- _WHAT IS REQUIRED_
Scan the material for the word "this", and copy each line where it shows up.

- _DATA ROWS_
--- start ---
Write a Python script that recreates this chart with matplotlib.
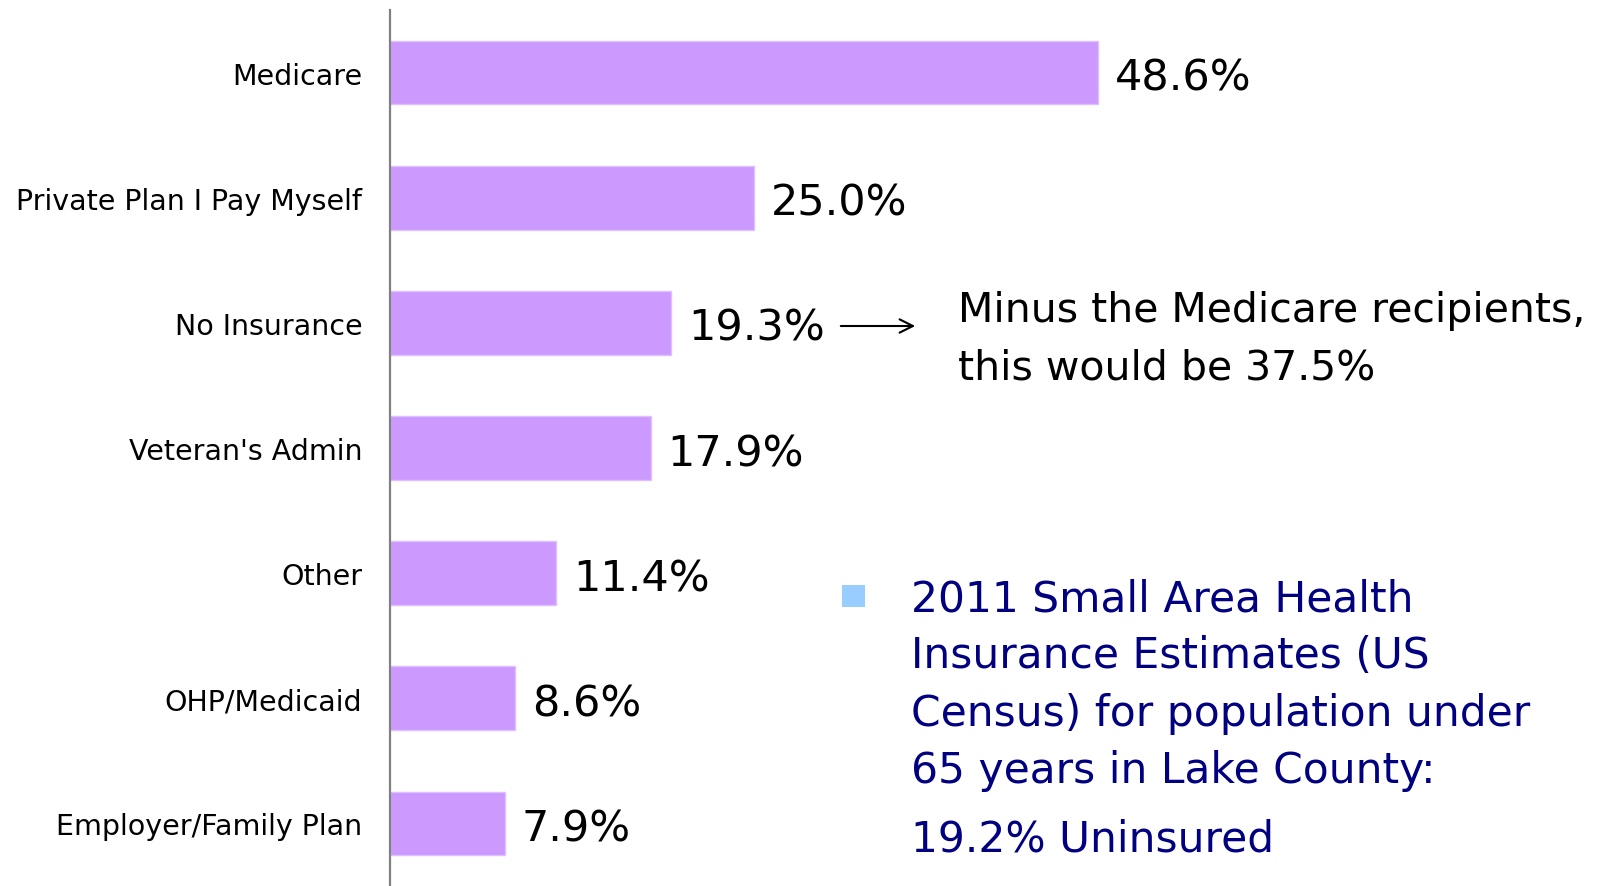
--- end ---
--- start ---
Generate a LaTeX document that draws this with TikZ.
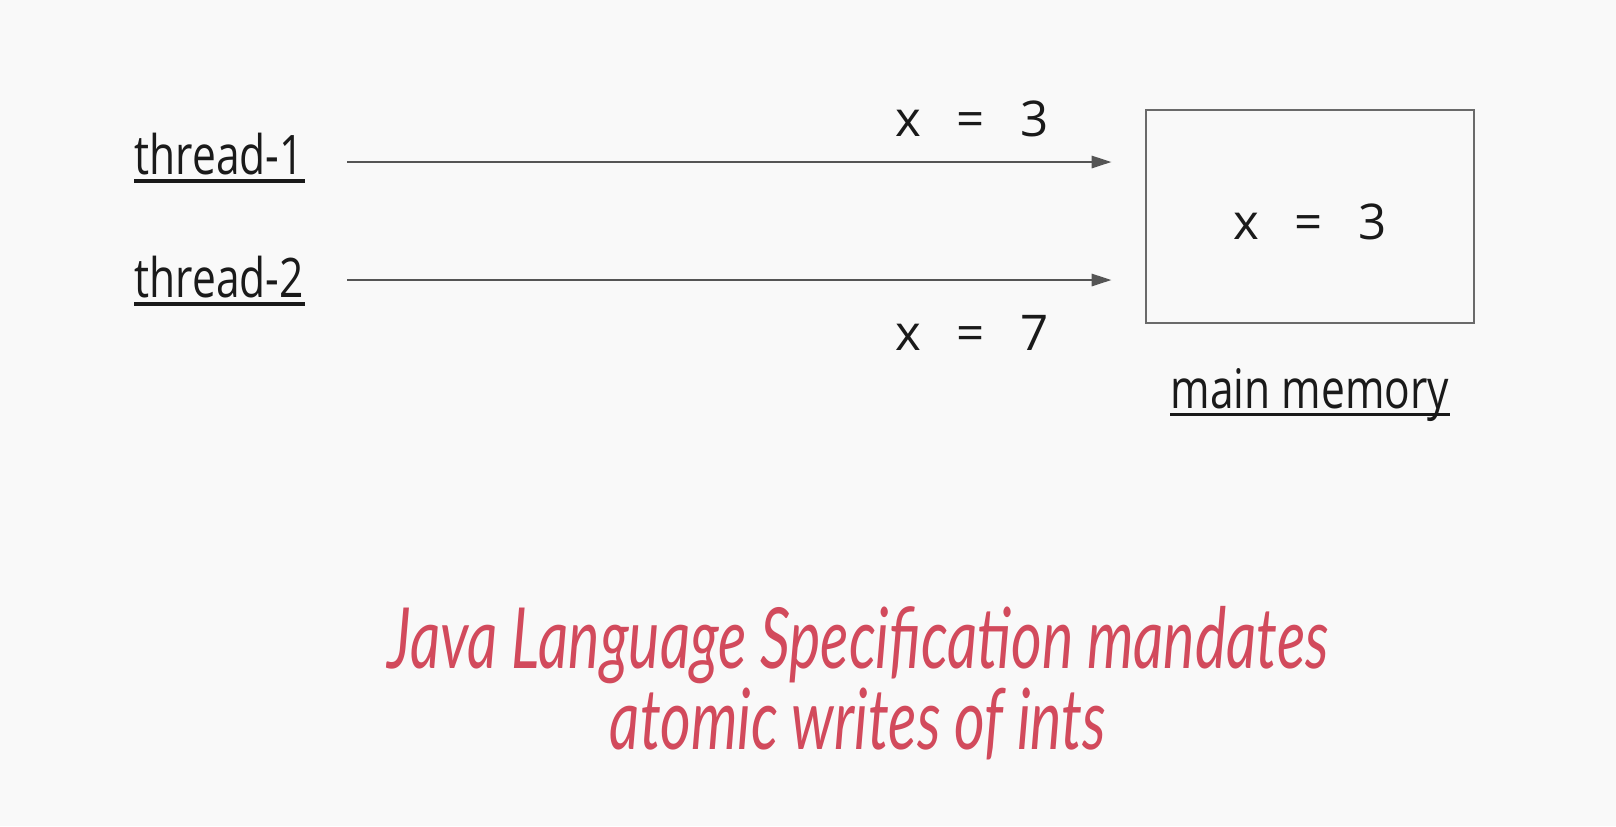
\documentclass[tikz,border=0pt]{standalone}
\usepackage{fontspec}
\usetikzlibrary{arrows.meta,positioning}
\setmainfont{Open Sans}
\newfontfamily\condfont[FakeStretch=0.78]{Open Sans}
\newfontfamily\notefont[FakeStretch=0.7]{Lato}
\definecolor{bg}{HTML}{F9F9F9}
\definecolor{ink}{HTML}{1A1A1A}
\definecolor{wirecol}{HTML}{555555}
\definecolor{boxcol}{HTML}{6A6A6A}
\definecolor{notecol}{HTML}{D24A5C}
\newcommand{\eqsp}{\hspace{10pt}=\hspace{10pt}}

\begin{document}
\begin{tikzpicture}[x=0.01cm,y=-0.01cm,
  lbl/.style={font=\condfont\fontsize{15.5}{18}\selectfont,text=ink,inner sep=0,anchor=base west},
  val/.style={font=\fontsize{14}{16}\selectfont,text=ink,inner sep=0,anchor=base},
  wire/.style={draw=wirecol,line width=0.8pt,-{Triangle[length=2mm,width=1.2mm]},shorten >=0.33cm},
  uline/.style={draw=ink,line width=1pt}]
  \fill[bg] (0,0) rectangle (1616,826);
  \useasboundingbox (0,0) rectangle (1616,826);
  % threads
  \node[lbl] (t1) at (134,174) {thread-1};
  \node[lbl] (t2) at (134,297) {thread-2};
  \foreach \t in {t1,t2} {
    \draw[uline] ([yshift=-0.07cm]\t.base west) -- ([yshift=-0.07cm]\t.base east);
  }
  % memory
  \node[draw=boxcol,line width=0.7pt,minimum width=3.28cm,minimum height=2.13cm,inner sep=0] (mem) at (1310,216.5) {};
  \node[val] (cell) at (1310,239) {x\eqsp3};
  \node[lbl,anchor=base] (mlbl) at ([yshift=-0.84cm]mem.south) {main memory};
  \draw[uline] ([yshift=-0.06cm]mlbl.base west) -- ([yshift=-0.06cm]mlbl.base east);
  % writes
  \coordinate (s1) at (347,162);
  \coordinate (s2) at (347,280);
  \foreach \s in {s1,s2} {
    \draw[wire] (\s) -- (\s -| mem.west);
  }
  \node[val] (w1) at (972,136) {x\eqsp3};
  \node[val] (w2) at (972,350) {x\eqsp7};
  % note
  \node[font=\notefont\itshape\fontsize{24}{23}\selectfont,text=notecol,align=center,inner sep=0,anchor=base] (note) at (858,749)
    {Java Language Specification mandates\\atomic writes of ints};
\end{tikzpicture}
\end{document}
--- end ---
- _THE ANSWER_
Write a Python script that recreates this chart with matplotlib.
Generate a LaTeX document that draws this with TikZ.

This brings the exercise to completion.